And in the middle of the night I may watch you go
There will be no value in the strength of walls that I have grown
There’ll be no comfort in the shade of the shadows thrown
But I’ll be yours if you’ll be mine
Mumford & Sons plays.
I curl my bare feet under me as I set my chin in my hands, looking thoughtfully at the screen.
After a week, I am normally already full of thoughts I want to write about, and I wish the days would pass quicker so I could write again.
But for some reason, today,
my mind is quiet.
I think I know why.
Thinking has been hard. This past week I’ve been so overwhelmed emotionally that it’s safer not to think. It’s less scary. There’s been so much on my mind, I could hardly handle it.
Out of all the feelings crammed in me right now, I mostly feel disillusioned. Disillusioned with people, my life, even the American Church.

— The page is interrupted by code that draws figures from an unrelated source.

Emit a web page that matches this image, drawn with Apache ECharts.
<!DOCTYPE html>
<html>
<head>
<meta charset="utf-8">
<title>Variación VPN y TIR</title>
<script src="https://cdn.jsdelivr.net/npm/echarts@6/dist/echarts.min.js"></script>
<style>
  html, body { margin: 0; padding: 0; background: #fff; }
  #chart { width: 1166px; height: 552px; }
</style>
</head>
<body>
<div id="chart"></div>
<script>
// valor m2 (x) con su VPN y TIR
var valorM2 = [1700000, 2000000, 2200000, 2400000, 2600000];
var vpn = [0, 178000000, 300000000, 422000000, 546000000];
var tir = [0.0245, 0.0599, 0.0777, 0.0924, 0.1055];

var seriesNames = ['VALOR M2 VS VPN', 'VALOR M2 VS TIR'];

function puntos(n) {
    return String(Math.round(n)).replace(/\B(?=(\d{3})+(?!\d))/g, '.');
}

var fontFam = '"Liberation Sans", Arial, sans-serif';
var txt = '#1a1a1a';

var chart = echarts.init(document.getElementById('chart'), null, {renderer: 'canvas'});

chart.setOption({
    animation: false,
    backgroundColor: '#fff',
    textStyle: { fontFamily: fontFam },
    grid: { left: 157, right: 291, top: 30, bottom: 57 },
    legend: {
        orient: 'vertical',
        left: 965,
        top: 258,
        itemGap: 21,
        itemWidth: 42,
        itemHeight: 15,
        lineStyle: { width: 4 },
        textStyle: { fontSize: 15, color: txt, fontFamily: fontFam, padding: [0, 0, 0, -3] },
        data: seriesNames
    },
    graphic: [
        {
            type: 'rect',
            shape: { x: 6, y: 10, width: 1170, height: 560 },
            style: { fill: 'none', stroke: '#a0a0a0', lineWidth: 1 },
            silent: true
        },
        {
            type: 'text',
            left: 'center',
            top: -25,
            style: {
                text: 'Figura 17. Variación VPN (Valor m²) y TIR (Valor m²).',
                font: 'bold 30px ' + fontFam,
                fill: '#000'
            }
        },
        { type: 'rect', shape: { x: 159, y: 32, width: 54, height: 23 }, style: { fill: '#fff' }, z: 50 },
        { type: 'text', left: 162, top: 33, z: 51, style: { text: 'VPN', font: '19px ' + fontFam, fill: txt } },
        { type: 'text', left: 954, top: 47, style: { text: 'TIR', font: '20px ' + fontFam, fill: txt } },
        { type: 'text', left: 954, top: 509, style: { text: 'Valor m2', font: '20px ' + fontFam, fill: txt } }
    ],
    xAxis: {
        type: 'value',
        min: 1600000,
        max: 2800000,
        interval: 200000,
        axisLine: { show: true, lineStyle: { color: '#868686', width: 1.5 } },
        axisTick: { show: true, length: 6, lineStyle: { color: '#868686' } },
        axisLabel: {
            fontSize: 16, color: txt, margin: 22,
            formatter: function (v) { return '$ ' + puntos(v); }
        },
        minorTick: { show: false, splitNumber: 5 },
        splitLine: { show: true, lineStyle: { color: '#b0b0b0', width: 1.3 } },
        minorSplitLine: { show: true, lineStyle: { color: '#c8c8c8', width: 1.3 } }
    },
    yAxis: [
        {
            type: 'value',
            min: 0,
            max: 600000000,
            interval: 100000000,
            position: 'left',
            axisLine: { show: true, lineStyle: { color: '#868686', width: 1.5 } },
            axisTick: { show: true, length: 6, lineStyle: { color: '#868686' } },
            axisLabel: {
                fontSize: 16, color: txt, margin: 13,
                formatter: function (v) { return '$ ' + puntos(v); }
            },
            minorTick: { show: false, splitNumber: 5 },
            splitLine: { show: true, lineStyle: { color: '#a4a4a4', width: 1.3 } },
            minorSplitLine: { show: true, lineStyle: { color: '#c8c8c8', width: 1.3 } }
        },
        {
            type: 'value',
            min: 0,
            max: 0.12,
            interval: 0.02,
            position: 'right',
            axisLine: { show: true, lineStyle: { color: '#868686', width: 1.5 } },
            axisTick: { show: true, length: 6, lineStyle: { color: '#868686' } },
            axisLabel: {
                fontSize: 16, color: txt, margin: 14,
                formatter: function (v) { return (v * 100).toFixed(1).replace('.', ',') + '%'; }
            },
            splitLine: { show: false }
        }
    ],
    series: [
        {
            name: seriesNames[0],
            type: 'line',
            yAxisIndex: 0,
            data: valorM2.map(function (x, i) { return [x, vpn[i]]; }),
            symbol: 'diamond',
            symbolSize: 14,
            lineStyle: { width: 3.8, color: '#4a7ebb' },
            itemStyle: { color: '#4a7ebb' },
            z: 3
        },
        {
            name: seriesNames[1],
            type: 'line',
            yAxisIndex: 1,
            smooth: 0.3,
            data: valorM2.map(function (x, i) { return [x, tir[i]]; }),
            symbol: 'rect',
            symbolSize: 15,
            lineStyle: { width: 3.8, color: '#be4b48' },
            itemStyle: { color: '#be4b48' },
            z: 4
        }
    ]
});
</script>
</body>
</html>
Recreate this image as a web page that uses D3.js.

You see, I used to live in a bubble- a world where everything was so good and all people were trustworthy. And this past month it feels like my eyes have been opened. All of the sudden I see things for what they really are, rather than what I wanted them to be. And while some things aren’t completely different, some things are so different that it’s rocking my boat.
And while my world shifts, the rest of the world goes on living their lives, blissfully unaware of the bubble that popped.
I wish I could be them.
It’s so much safer/pleasant to tell myself that there’s nothing to be done, that it’s out of my control, that it’s other people and not me.
And that’s what I’ve been doing all week- avoiding, blocking, shutting out.
But when I sit back and do nothing, I am just as responsible for the pain as everyone else.
So you know what? No more. I want to be an earth-shifter, a pioneer, a challenger, a voice that calls out in the silence of others’ doubt.
And I can’t shift the earth of others if I won’t accept the shift in my own.